SP: I am continuing to learn a lot from the process. Recording was intense. I am so unused to it that at first I felt paralysed, but after a day I gave in to the process and by the third day was actually enjoying it. I experienced the profound realisation that attention is more valuable than effort. This is very Zen, easy to say and hard to do, but I learnt about how to focus and in that process, let go of pressure (some of the time). As a band-leader, as I said above, I wanted to get out of the way and let these guys sound good, which is not dissimilar as its all about control. One has to learn to let go of one’s tunes and let folk play, for them to contribute, suggest revisions and so on. You are doing something right if they forget that they are playing your music.
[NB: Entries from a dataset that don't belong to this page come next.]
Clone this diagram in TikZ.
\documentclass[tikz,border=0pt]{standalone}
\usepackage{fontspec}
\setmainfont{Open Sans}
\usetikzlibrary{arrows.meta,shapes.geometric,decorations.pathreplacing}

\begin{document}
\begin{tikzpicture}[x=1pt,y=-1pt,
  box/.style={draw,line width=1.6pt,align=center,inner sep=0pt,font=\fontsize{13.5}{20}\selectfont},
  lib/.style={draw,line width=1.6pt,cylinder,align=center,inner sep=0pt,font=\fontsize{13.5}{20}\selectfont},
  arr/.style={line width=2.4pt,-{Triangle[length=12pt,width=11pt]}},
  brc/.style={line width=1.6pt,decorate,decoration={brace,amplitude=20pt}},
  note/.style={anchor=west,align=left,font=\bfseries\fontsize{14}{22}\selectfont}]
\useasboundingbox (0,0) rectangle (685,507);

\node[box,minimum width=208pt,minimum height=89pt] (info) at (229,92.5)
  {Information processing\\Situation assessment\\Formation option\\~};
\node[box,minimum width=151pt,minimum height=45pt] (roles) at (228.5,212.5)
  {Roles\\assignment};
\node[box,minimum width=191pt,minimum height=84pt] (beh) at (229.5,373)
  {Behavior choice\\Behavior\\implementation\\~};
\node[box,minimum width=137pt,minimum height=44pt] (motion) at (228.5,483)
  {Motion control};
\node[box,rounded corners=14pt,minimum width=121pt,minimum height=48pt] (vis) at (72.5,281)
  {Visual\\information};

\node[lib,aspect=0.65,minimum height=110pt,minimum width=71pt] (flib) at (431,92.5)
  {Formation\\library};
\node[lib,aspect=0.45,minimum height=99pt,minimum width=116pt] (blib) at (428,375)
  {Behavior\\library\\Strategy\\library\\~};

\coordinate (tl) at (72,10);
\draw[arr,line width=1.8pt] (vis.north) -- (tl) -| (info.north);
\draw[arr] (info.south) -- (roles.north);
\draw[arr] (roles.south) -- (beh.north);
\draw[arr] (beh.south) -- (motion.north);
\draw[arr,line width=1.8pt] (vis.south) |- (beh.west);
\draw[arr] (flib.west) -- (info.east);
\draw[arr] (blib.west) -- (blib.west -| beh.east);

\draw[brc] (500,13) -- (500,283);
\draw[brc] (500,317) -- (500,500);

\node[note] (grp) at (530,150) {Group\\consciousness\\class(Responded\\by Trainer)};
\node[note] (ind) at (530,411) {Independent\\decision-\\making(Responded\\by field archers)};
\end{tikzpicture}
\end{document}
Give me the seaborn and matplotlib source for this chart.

Regarding my teaching… The process affirmed much of what I believe about education, especially the importance of a constructive personal psychology and mindful and flexible approach to practice. At times in my preparation I had become too fixed on outcomes and of course, things evolve so that I had to review my practice as I went along. A valuable reminder.

The process as a whole and now having a product also deepened my concern about how we engage with audiences and the role of media. I feel my age and am deeply concerned that I am likely to be playing this music to a declining audience of people, many of whom are older than me. Then as an educator I am always considering how we prepare young musicians for a lifetime in music and students’ relationship with communities of listeners. I don’t subscribe to the idea of giving up playing jazz or music informed by tradition and I firmly oppose the bizarre but ubiquitous fashion of avoiding genre. However, there is much to be gained from collaborating with new and young artists across all the art-forms. Truth be told, I empathise deeply with my students as they search for a place for themselves as highly skilled but perhaps misunderstood music-makers. I face many of the same challenges as my students. I am looking for answers and want to contribute to solutions.

As a result I am already thinking about collaboration with younger musicians, sound designers and visual artists and recognise that I have a lot to learn about engaging with younger audiences (i.e. under 35). It would be great to create a DVD featuring 2 or 3 versions of similar forms/materials in collaboration with a sound designer and video animators.

There are a lot of choices now that I am back in the arena. I will investigate some new things (perhaps a trio with Liane and Julian) but I am also committed to developing this wonderful band and continue to be enriched by my friends.

LJN: Has the volleyball suffered?

Yes! Mind you the band features 3 multi-medal-winning members of the Newham Jazz Volleyball Club. That is a whole other story.